Mount Gray (Vermilion Range)
Geology
Mount Gray is composed of Ottertail limestone, a sedimentary rock laid down during the Cambrian period and pushed east and over the top of younger rock during the Laramide orogeny.
History
"Mount Cambria" or "Cambria Peak" were names originally proposed in 1918 for the mountain by Charles Doolittle Walcott because it was formed entirely of Cambrian rocks. However, the mountain's name was officially adopted in 1924 by the Geographical Names Board of Canada to honor William J. Gray, a University of British Columbia student and founding member of the British Columbia Mountaineering Club who drowned in the Kootenay River on July 10, 1917, along with Charles Wales Drysdale when their raft capsized and both were swept away while working on a geologic field survey.
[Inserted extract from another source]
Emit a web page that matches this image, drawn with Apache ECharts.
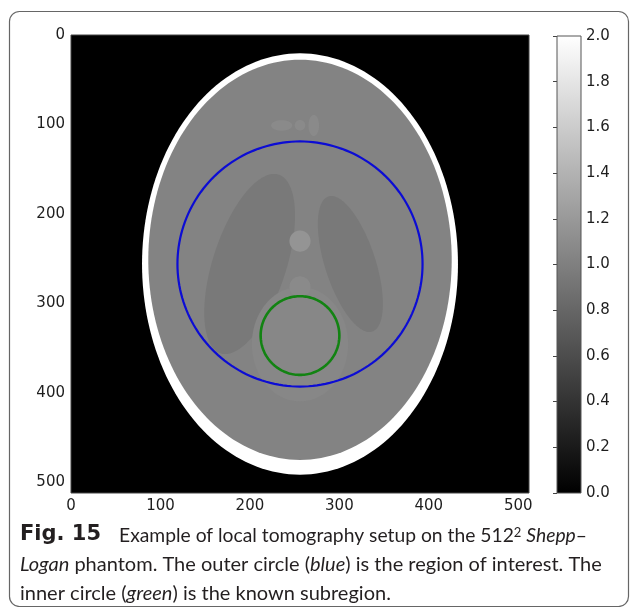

Mount Drysdale and Mount Gray form the buttresses on opposite sides of Wolverine Pass.
Climate
![](http://upload.wikimedia.org/wikipedia/commons/thumb/4/43/Mount_Gray_%28Vermilion_Range%29.jpg/280px-Mount_Gray_%28Vermilion_Range%29.jpg)
Based on the Köppen climate classification, Mount Gray is located in a subarctic climate zone with cold, snowy winters, and mild summers. Temperatures can drop below −20 °C with wind chill factors below −30 °C. Precipitation runoff from the mountain drains east into tributaries of the Vermilion River, or west into tributaries of the Beaverfoot River.